- WRITTEN REQUEST -
Restate the listing below word for word, omitting any images.

- COLLECTED DATA -
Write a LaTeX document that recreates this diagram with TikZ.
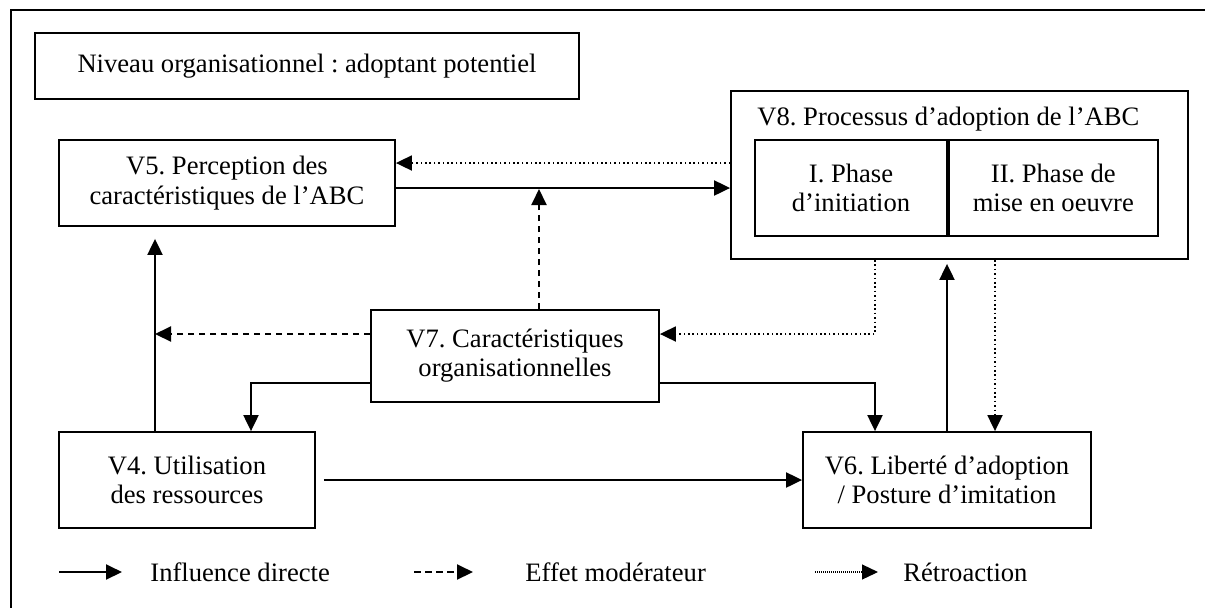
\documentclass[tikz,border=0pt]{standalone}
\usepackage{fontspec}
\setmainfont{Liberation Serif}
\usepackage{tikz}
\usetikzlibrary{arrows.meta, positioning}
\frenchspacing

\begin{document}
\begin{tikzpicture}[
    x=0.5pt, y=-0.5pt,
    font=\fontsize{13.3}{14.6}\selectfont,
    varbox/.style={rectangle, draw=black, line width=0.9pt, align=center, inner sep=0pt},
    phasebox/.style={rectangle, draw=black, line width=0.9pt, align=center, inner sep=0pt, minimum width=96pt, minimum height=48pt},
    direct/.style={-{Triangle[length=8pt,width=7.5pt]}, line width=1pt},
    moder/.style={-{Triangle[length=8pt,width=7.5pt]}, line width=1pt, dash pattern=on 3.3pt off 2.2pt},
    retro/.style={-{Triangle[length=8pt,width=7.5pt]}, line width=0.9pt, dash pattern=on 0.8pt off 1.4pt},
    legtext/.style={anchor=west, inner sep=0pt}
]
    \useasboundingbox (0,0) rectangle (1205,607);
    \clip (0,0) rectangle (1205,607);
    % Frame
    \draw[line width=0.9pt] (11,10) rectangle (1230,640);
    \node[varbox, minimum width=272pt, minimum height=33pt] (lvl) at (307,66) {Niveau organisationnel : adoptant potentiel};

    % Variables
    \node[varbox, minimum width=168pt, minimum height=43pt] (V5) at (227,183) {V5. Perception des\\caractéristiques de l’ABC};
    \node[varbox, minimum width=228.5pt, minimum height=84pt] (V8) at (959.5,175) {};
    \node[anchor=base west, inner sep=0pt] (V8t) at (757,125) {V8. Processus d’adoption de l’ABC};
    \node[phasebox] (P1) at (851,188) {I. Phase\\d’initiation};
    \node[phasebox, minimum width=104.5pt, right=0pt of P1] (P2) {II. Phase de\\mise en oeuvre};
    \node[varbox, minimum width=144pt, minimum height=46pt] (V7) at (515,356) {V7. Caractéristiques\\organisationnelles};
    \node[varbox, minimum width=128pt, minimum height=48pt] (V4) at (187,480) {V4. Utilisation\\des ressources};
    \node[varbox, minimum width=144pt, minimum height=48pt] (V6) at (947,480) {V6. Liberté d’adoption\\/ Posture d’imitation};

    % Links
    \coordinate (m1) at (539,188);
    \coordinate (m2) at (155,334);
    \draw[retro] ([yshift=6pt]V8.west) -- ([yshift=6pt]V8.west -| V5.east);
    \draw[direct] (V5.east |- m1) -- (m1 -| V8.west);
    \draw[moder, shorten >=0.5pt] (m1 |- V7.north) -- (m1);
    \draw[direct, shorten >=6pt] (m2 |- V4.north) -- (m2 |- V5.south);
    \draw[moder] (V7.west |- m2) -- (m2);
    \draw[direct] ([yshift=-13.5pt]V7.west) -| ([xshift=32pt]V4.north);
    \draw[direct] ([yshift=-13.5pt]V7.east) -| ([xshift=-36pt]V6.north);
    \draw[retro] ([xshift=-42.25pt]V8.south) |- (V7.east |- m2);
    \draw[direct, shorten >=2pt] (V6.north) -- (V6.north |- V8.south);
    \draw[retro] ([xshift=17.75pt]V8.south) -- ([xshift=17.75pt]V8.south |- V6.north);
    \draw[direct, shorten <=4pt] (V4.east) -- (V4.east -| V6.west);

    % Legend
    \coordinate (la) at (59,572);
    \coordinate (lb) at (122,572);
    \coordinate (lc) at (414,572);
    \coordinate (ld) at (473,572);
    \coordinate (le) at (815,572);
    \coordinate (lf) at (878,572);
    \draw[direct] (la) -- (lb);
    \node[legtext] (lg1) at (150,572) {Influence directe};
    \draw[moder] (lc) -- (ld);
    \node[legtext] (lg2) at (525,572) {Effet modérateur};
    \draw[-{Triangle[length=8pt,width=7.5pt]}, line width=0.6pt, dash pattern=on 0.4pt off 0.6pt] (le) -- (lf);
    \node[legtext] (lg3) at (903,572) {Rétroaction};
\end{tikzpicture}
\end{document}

- TASK OUTPUT -
Write a LaTeX document that recreates this diagram with TikZ.
\documentclass[tikz,border=0pt]{standalone}
\usepackage{fontspec}
\setmainfont{Liberation Serif}
\usepackage{tikz}
\usetikzlibrary{arrows.meta, positioning}
\frenchspacing

\begin{document}
\begin{tikzpicture}[
    x=0.5pt, y=-0.5pt,
    font=\fontsize{13.3}{14.6}\selectfont,
    varbox/.style={rectangle, draw=black, line width=0.9pt, align=center, inner sep=0pt},
    phasebox/.style={rectangle, draw=black, line width=0.9pt, align=center, inner sep=0pt, minimum width=96pt, minimum height=48pt},
    direct/.style={-{Triangle[length=8pt,width=7.5pt]}, line width=1pt},
    moder/.style={-{Triangle[length=8pt,width=7.5pt]}, line width=1pt, dash pattern=on 3.3pt off 2.2pt},
    retro/.style={-{Triangle[length=8pt,width=7.5pt]}, line width=0.9pt, dash pattern=on 0.8pt off 1.4pt},
    legtext/.style={anchor=west, inner sep=0pt}
]
    \useasboundingbox (0,0) rectangle (1205,607);
    \clip (0,0) rectangle (1205,607);
    % Frame
    \draw[line width=0.9pt] (11,10) rectangle (1230,640);
    \node[varbox, minimum width=272pt, minimum height=33pt] (lvl) at (307,66) {Niveau organisationnel : adoptant potentiel};

    % Variables
    \node[varbox, minimum width=168pt, minimum height=43pt] (V5) at (227,183) {V5. Perception des\\caractéristiques de l’ABC};
    \node[varbox, minimum width=228.5pt, minimum height=84pt] (V8) at (959.5,175) {};
    \node[anchor=base west, inner sep=0pt] (V8t) at (757,125) {V8. Processus d’adoption de l’ABC};
    \node[phasebox] (P1) at (851,188) {I. Phase\\d’initiation};
    \node[phasebox, minimum width=104.5pt, right=0pt of P1] (P2) {II. Phase de\\mise en oeuvre};
    \node[varbox, minimum width=144pt, minimum height=46pt] (V7) at (515,356) {V7. Caractéristiques\\organisationnelles};
    \node[varbox, minimum width=128pt, minimum height=48pt] (V4) at (187,480) {V4. Utilisation\\des ressources};
    \node[varbox, minimum width=144pt, minimum height=48pt] (V6) at (947,480) {V6. Liberté d’adoption\\/ Posture d’imitation};

    % Links
    \coordinate (m1) at (539,188);
    \coordinate (m2) at (155,334);
    \draw[retro] ([yshift=6pt]V8.west) -- ([yshift=6pt]V8.west -| V5.east);
    \draw[direct] (V5.east |- m1) -- (m1 -| V8.west);
    \draw[moder, shorten >=0.5pt] (m1 |- V7.north) -- (m1);
    \draw[direct, shorten >=6pt] (m2 |- V4.north) -- (m2 |- V5.south);
    \draw[moder] (V7.west |- m2) -- (m2);
    \draw[direct] ([yshift=-13.5pt]V7.west) -| ([xshift=32pt]V4.north);
    \draw[direct] ([yshift=-13.5pt]V7.east) -| ([xshift=-36pt]V6.north);
    \draw[retro] ([xshift=-42.25pt]V8.south) |- (V7.east |- m2);
    \draw[direct, shorten >=2pt] (V6.north) -- (V6.north |- V8.south);
    \draw[retro] ([xshift=17.75pt]V8.south) -- ([xshift=17.75pt]V8.south |- V6.north);
    \draw[direct, shorten <=4pt] (V4.east) -- (V4.east -| V6.west);

    % Legend
    \coordinate (la) at (59,572);
    \coordinate (lb) at (122,572);
    \coordinate (lc) at (414,572);
    \coordinate (ld) at (473,572);
    \coordinate (le) at (815,572);
    \coordinate (lf) at (878,572);
    \draw[direct] (la) -- (lb);
    \node[legtext] (lg1) at (150,572) {Influence directe};
    \draw[moder] (lc) -- (ld);
    \node[legtext] (lg2) at (525,572) {Effet modérateur};
    \draw[-{Triangle[length=8pt,width=7.5pt]}, line width=0.6pt, dash pattern=on 0.4pt off 0.6pt] (le) -- (lf);
    \node[legtext] (lg3) at (903,572) {Rétroaction};
\end{tikzpicture}
\end{document}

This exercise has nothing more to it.